La memoria crucificada
POR FRANCISCO ROBLES
Sevila.-Jueves , 01-04-10
La Semana Santa es un bucle que avanza irremisiblemente y que nos engaña con ese retorno pasajero a lo que fuimos. Volvemos a las calles donde el tiempo nos alcanzó para destruir el paraíso efímero de la infancia. Y allí nos encontramos con la soledad del Crucificado que se recorta sobre un horizonte de nubes como algodón para las espinas que se clavan en sus sienes: literalmente fue así. Esa muerte nos pone en contacto con los que se fueron. Ellos son los verdaderos exiliados que ayer retornaron al barrio donde fueron felices, donde sufrieron los desengaños que nos da la vida. El barrio se pobló de sombras y de ausencias. Todo se había transformado: casas, comercios, rótulos, balcones… Nada era igual. Sólo lo efímero permanece y dura: es el triunfo de la cofradía. Y el Cristo alzado y ofreciéndose en el punto más alto de la ciudad: ese puente bajo el cual ya no discurren los raíles paralelos del tren que jamás volverá a salir de la vieja estación. El Cristo lo subió a los sones de Réquiem. ¿Hace falta explicar lo que cimbreó al cronista por los adentros?

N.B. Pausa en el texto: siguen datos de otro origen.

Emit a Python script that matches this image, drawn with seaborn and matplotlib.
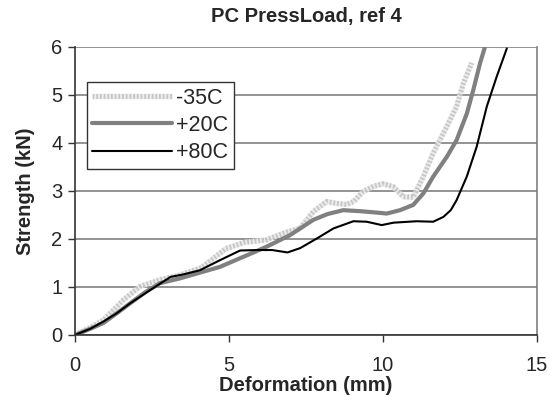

Si San Bernardo es la hermandad de los toreros, el Buen Fin no le va a la zaga cuando le da la vuelta al ruedo donde la ciudad se juega la femoral: fe y moral unidas bajo la zancada poderosa del Señor que allí habita y cuyo nombre no es preciso pronunciar.
El Crucificado no pende de la cruz porque sus brazos se alinean para reproducir el proceso de la rigidez cadavérica. Su cuerpo inerte recibía los rayos de un sol que se colaba entre las ramas podadas de los plátanos. Detrás, la banda de la Centuria. Armaos en San Lorenzo como un presagio de lo que ha de llegar en cuanto el tiempo se cumpla. Alea jacta est. Al mando del paso, alguien que lleva el apellido Laffón para que se cumpla el rito: el capataz no es más que un poeta que va marcando el ritmo de esa estrofa ciega que componen los costaleros.
Reflexión
Después de haber alzado la vista a los cielos crucificados del Miércoles, el cronista se entregó a la necesaria reflexión mientras cruzaba calles silenciosas donde la muerte se adivinaba en los patios dormidos. La Semana Santa sobrevive porque no hay lanzada que pueda con ella. Los navajeos sobran cuando Cristo se entrega hasta el límite de sus entrañas sobre el canasto catedralicio que talló Guzmán Bejarano. Barroco sobre gótico entre los Hércules de la Alameda: fusión total. Tampoco hay nada que hacer cuando la noche cae y el Cristo de Burgos nos enfría por dentro con esa curva de ballesta en tensión que domina su silueta. Hachones como tiniebla encendida a la ida por Imagen. Sobresalto y quietud a un tiempo.
Hace falta levitar aunque sea en el sentido figurado de la palabra. Elevarse sobre la mediocridad imperante. Recrearse en esos claroscuros que los imagineros barrocos marcaron en los cuerpos moribundos, expirantes o inertes. Buscar a Dios en esos juegos de luces y sombras que los altos candelabros de guardabrisas establecen cuando llega la noche y todo lo cubre… aunque no llegue a tapar la chabacanería que siempre fue unida a la liturgia callejera.